An alternative network was also trained, which has only two target labels, 1 when the current syllable is the end of a word and 0 when it’s not. This is sufficient for segmenting words – we stop each word after a label of 1 and immediately begin another. Note that in the 4-label network, there is no hard constraint that precludes, for example, a word-middle (M) to appear right after the end of a word (E) or a single syllable word (S). In the binary alternative we propose, consistency is ensured by construction.

5.2 Evaluation

Training data was downloaded from the Tibetan in Digital Communication project (http://larkpie.net/tibetancorpus). The training set consisted of 36,958 sentences and the test set of 9239 sentences. Overall, there are 349,530 words consisting of an average of 1.46 syllables per word.

Training of the network was accomplished using cross-entropy loss and with the Adam learning rate scheduling algorithm [7]. A dropout layer of 50% is added before the LSTM layer.

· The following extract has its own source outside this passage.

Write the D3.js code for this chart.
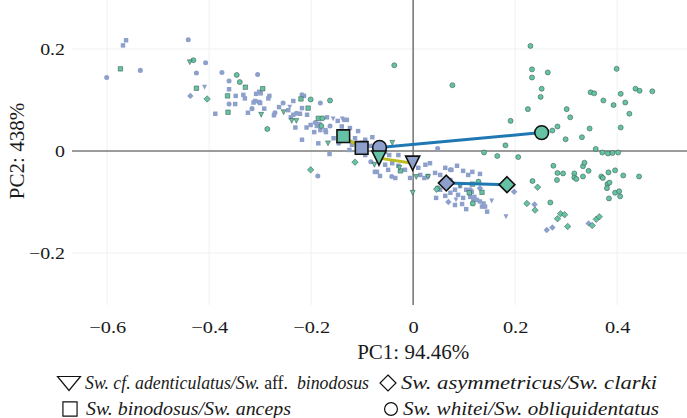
<!DOCTYPE html>
<html><head><meta charset="utf-8">
<script src="https://cdn.jsdelivr.net/npm/d3@7"></script>
<style>body{margin:0;background:#fff}svg{display:block}</style>
</head><body><svg id="c" width="687" height="418" style="font-family:'Liberation Serif','Times New Roman','DejaVu Serif',serif"></svg>
<script>
// ---- data (PC1, PC2) ----
const xTicks = [-0.6, -0.4, -0.2, 0, 0.2, 0.4];
const yTicks = [-0.2, 0, 0.2];
const xTitle = "PC1: 94.46%";
const yTitle = "PC2: 438%";

const triGreen = [[-0.438,0.174],[-0.298,0.071],[-0.254,0.076],[-0.238,0.059],[-0.229,0.059],[-0.167,0.015],[-0.001,-0.082],[0.006,-0.051],[0.029,-0.051],[-0.027,-0.033],[0.092,-0.067],[-0.041,0.016],[-0.076,-0.027]];
const triBlue = [[-0.409,0.125],[-0.242,0.086],[-0.157,0.063],[0.154,-0.098],[0.182,-0.129],[0.084,-0.096],[-0.139,0.063]];
const sqGreen = [[-0.574,0.161],[-0.425,0.123],[-0.364,0.108],[-0.363,0.076],[-0.329,0.125],[-0.295,0.122],[-0.220,0.102],[-0.206,0.084],[-0.186,0.064],[-0.025,-0.039],[0.135,-0.081],[0.110,-0.082],[0.116,-0.065]];
const sqBlue = [[-0.569,0.207],[-0.563,0.217],[-0.388,0.073],[-0.361,0.121],[-0.348,0.108],[-0.333,0.110],[-0.330,0.103],[-0.308,0.112],[-0.302,0.116],[-0.310,0.098],[-0.302,0.096],[-0.299,0.113],[-0.282,0.108],[-0.284,0.103],[-0.313,0.095],[-0.300,0.094],[-0.292,0.083],[-0.273,0.070],[-0.235,0.098],[-0.240,0.066],[-0.235,0.071],[-0.222,0.073],[-0.214,0.108],[-0.218,0.084],[-0.231,0.046],[-0.218,0.022],[-0.209,0.046],[-0.201,0.051],[-0.189,0.049],[-0.184,0.053],[-0.194,0.037],[-0.182,0.041],[-0.171,0.037],[-0.172,0.041],[-0.186,0.015],[-0.164,-0.006],[-0.156,0.025],[-0.148,0.059],[-0.140,0.048],[-0.135,0.061],[-0.130,0.061],[-0.125,0.002],[-0.169,0.066],[-0.208,0.071],[-0.245,0.080],[-0.263,0.086],[-0.324,0.075],[-0.349,0.092],[-0.124,0.045],[-0.114,0.025],[-0.120,0.012],[-0.108,0.039],[-0.094,0.022],[-0.084,0.010],[-0.080,0.027],[-0.094,-0.008],[-0.075,-0.041],[-0.071,-0.041],[-0.055,-0.002],[-0.047,-0.008],[-0.029,-0.008],[-0.041,-0.024],[-0.055,-0.027],[-0.029,-0.029],[-0.016,-0.037],[0.014,-0.047],[0.022,-0.053],[0.029,-0.049],[0.043,-0.043],[0.053,-0.047],[0.063,-0.033],[0.075,-0.037],[0.086,-0.029],[0.098,-0.039],[0.108,-0.047],[0.116,-0.041],[0.073,-0.057],[0.082,-0.076],[0.088,-0.086],[0.098,-0.092],[0.092,-0.069],[0.104,-0.076],[0.112,-0.090],[0.118,-0.096],[0.125,-0.096],[0.131,-0.099],[0.138,-0.103],[0.141,-0.109],[0.145,-0.119],[0.135,-0.109],[0.117,-0.103],[0.120,-0.090],[0.115,-0.080],[0.053,-0.076],[0.063,-0.088],[0.073,-0.082],[0.045,-0.092],[0.096,-0.104],[0.082,-0.106],[0.104,-0.114],[0.131,-0.045],[0.024,-0.027],[0.010,-0.033],[-0.006,-0.053],[0.033,-0.024],[-0.035,-0.053],[-0.065,-0.049],[-0.049,-0.037],[-0.100,0.016],[-0.108,0.008]];
const diaGreen = [[-0.404,0.102],[-0.201,-0.037],[-0.114,-0.022],[0.244,-0.071],[0.223,-0.103],[0.239,-0.116],[0.289,-0.123],[0.297,-0.125],[0.283,-0.133],[0.303,-0.148],[0.351,-0.146],[0.359,-0.134],[0.365,-0.129],[0.046,-0.075]];
const diaBlue = [[-0.437,0.108],[0.198,-0.080],[0.238,-0.105],[0.262,-0.155],[0.273,-0.150],[0.344,-0.142],[0.131,-0.073],[0.069,-0.100]];
const cirGreen = [[-0.431,0.178],[-0.346,0.149],[-0.340,0.135],[-0.286,0.043],[-0.201,0.101],[-0.163,0.099],[-0.178,0.064],[-0.180,0.049],[-0.037,0.168],[0.077,0.129],[0.048,-0.073],[0.128,-0.060],[0.117,-0.103],[0.139,-0.003],[0.165,-0.010],[0.181,0.011],[0.191,0.059],[0.206,-0.012],[0.230,0.206],[0.233,0.160],[0.233,0.144],[0.264,0.154],[0.252,0.122],[0.250,0.106],[0.225,0.082],[0.301,0.082],[0.308,0.066],[0.283,0.048],[0.273,0.040],[0.299,0.023],[0.331,0.027],[0.346,0.044],[0.348,0.115],[0.355,0.113],[0.373,0.099],[0.393,0.090],[0.399,0.161],[0.407,0.112],[0.416,0.095],[0.424,0.073],[0.407,0.046],[0.436,0.122],[0.444,0.118],[0.469,0.117],[0.358,0.004],[0.371,-0.003],[0.382,-0.005],[0.391,-0.004],[0.402,-0.003],[0.275,-0.029],[0.283,-0.043],[0.294,-0.044],[0.282,-0.057],[0.234,-0.059],[0.316,-0.044],[0.316,-0.052],[0.320,-0.055],[0.333,-0.030],[0.336,-0.023],[0.344,-0.039],[0.333,-0.050],[0.369,-0.050],[0.372,-0.053],[0.383,-0.042],[0.396,-0.038],[0.412,-0.048],[0.443,-0.050],[0.381,-0.065],[0.385,-0.062],[0.380,-0.073],[0.396,-0.082],[0.404,-0.079],[0.406,-0.089],[0.384,-0.093],[0.269,-0.101]];
const cirBlue = [[-0.601,0.144],[-0.535,0.158],[-0.441,0.218],[-0.425,0.153],[-0.407,0.173],[-0.375,0.154],[-0.361,0.137],[-0.361,0.092],[-0.305,0.150],[-0.316,0.083],[-0.255,0.094],[-0.218,0.110],[-0.182,0.094],[-0.187,-0.049],[0.048,0.005],[-0.146,0.015],[-0.229,0.074],[-0.192,0.056],[-0.083,-0.021],[-0.042,-0.050],[0.073,-0.037],[0.112,-0.076],[-0.163,0.049],[-0.271,0.075]];

// group means: [green, blue]
const meanTri = [[-0.067,-0.014],[-0.001,-0.024]];
const meanSq  = [[-0.137,0.029],[-0.101,0.006]];
const meanDia = [[0.184,-0.066],[0.065,-0.063]];
const meanCir = [[0.252,0.036],[-0.066,0.007]];

const legendLabels = [
  [{t:"Sw. cf. adenticulatus/Sw. ",i:true},{t:"aff. ",i:false},{t:" binodosus",i:true}],
  [{t:"Sw. asymmetricus/Sw. clarki",i:true}],
  [{t:"Sw. binodosus/Sw. anceps",i:true}],
  [{t:"Sw. whitei/Sw. obliquidentatus",i:true}]
];

// ---- style ----
const FONT = "'Liberation Serif','Times New Roman','DejaVu Serif',serif";
const GREEN = "#66c2a5", BLUE = "#8da0cb";
const LINEBLUE = "#1f78b4", LINEYEL = "#bcbd22";
const TXT = "#1a1a1a";

const svg = d3.select("#c");
const x = d3.scaleLinear().domain([-0.669, 0.537]).range([72, 687]);
const y = d3.scaleLinear().domain([-0.302, 0.296]).range([305, 0]);

const triDownShape = (w,h) => ({draw(ctx){ ctx.moveTo(-w/2,-h/2); ctx.lineTo(w/2,-h/2); ctx.lineTo(0,h/2); ctx.closePath(); }});
const triDown = {draw(ctx, size){ const w = Math.sqrt(size)*1.15, h = w; ctx.moveTo(-w/2,-h/2); ctx.lineTo(w/2,-h/2); ctx.lineTo(0,h/2); ctx.closePath(); }};
const rotSquare = {draw(ctx, size){ const d = Math.sqrt(size)*0.72; ctx.moveTo(0,-d); ctx.lineTo(d,0); ctx.lineTo(0,d); ctx.lineTo(-d,0); ctx.closePath(); }};
const types = {tri: triDown, sq: d3.symbolSquare, dia: rotSquare, cir: d3.symbolCircle};

// grid
const g = svg.append("g");
g.selectAll(".gx").data(xTicks.filter(d=>d!==0)).join("line")
  .attr("x1", d=>x(d)).attr("x2", d=>x(d)).attr("y1", 0).attr("y2", 305)
  .attr("stroke", "#eef0f2").attr("stroke-width", 1);
g.selectAll(".gy").data(yTicks.filter(d=>d!==0)).join("line")
  .attr("x1", 72).attr("x2", 687).attr("y1", d=>y(d)).attr("y2", d=>y(d))
  .attr("stroke", "#eef0f2").attr("stroke-width", 1);
g.append("line").attr("x1",72).attr("x2",687).attr("y1",y(0)).attr("y2",y(0)).attr("stroke","#7a7a7a").attr("stroke-width",1.6);
g.append("line").attr("x1",x(0)).attr("x2",x(0)).attr("y1",0).attr("y2",305).attr("stroke","#7a7a7a").attr("stroke-width",1.6);

// axes (labels only)
const fmt = d => d === 0 ? "0" : d3.format(".1f")(d);
const ax = svg.append("g").attr("transform","translate(0,317.6)")
  .call(d3.axisBottom(x).tickValues(xTicks).tickSize(0).tickFormat(fmt));
ax.select(".domain").remove();
ax.attr("font-family", FONT).attr("font-size", 17);
ax.selectAll("text").attr("fill",TXT).attr("transform","scale(1.2,1)");
const ay = svg.append("g").attr("transform","translate(65,0)")
  .call(d3.axisLeft(y).tickValues(yTicks).tickSize(0).tickFormat(fmt));
ay.select(".domain").remove();
ay.attr("font-family", FONT).attr("font-size", 17);
ay.selectAll("text").attr("fill",TXT).attr("x",0).attr("transform","scale(1.17,1)");

svg.append("text").attr("x", x(0)).attr("y", 359).attr("text-anchor","middle").attr("font-family",FONT).attr("font-size",21).attr("fill",TXT).text(xTitle);
svg.append("text").attr("transform","translate(24,151) rotate(-90)").attr("text-anchor","middle").attr("font-family",FONT).attr("font-size",21).attr("fill",TXT).text(yTitle);

// points
function pts(data, type, fill, stroke, size){
  svg.append("g").selectAll("path").data(data).join("path")
    .attr("transform", d=>`translate(${x(d[0])},${y(d[1])})`)
    .attr("d", d3.symbol().type(types[type]).size(size))
    .attr("fill", fill).attr("stroke", stroke).attr("stroke-width", stroke==="none"?0:0.5);
}
pts(sqBlue, "sq", BLUE, "none", 20);
pts(cirBlue, "cir", BLUE, "none", 20);
pts(triBlue, "tri", BLUE, "none", 18);
pts(diaBlue, "dia", BLUE, "none", 20);
pts(sqGreen, "sq", GREEN, "#2f4f45", 20);
pts(cirGreen, "cir", GREEN, "#2f4f45", 20);
pts(triGreen, "tri", GREEN, "#2f4f45", 18);
pts(diaGreen, "dia", GREEN, "#2f4f45", 20);

// mean connecting lines
const lines = [[meanCir, LINEBLUE],[meanDia, LINEBLUE],[meanTri, LINEYEL],[meanSq, LINEYEL]];
lines.forEach(([m,c])=>{
  svg.append("line").attr("x1",x(m[0][0])).attr("y1",y(m[0][1])).attr("x2",x(m[1][0])).attr("y2",y(m[1][1]))
    .attr("stroke", c).attr("stroke-width", 3);
});
function mean(m, type, size){
  [[m[0],GREEN],[m[1],BLUE]].forEach(([p,c])=>{
    svg.append("path").attr("transform",`translate(${x(p[0])},${y(p[1])})`)
      .attr("d", d3.symbol().type(types[type]).size(size)).attr("fill",c).attr("stroke","#111").attr("stroke-width",1.6);
  });
}
mean(meanSq, "sq", 160);
mean(meanCir, "cir", 150);
mean(meanDia, "dia", 120);
mean(meanTri, "tri", 150);

// legend
const leg = [
  {shape: triDownShape(23,14), x:69, y:383.5, tx:85, lab:legendLabels[0], fs:17.8, len:null},
  {shape: {draw(c){c.moveTo(0,-8);c.lineTo(8,0);c.lineTo(0,8);c.lineTo(-8,0);c.closePath();}}, x:388, y:383, tx:401, lab:legendLabels[1], fs:19.5, len:256},
  {shape: d3.symbolSquare, size:200, x:70, y:409, tx:86, lab:legendLabels[2], fs:19.5, len:205},
  {shape: d3.symbolCircle, size:130, x:391, y:409, tx:403, lab:legendLabels[3], fs:19.5, len:256}
];
leg.forEach((l,i)=>{
  svg.append("path").attr("transform",`translate(${l.x},${l.y})`)
    .attr("d", d3.symbol().type(l.shape).size(l.size||64)).attr("fill","none").attr("stroke","#111").attr("stroke-width",1.2);
  const t = svg.append("text").attr("x", l.tx).attr("y", i<2 ? 389 : 415).attr("font-family",FONT).attr("font-size",l.fs).attr("fill",TXT)
    .attr("xml:space","preserve");
  if (l.lab.length === 1) {
    t.attr("font-style","italic").text(l.lab[0].t);
  } else {
    l.lab.forEach(s=> t.append("tspan").attr("font-style", s.i?"italic":"normal").text(s.t));
  }
  if (l.len) t.attr("textLength", l.len).attr("lengthAdjust","spacingAndGlyphs");
});
</script></body></html>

Table 5 summarizes the performance of the neural network when trained with context-windows sizes of 5 and 7. As can be seen, a context size of 5 syllables works somewhat better, and the proposed binary network outperforms the multilabel network.

The online segmentation tool is available at http://www.cs.tau.ac.il/~nachumd/Tools.html. A screenshot for a sample text is shown in Fig. 3.

Fig. 3.
figure 3

A screenshot of the online word segmentation application.

6 Conclusion

We have seen the practicality of designing a rule-based stemmer for the syllables of a monosyllabic language like Tibetan. This contributes to an analysis of the morphology of the Tibetan syllable and provides a basis for the development of additional linguistic tools.

We plan on experimenting with the possibility of semi-supervised learning of such a stemmer, and comparing results with this rule-based approach.

The creation of a practical stemming tool for Tibetan made it possible for us to build a reasonable word-segmentation algorithm. We also plan to use it for the development of intelligent search and matching tools for classical Tibetan.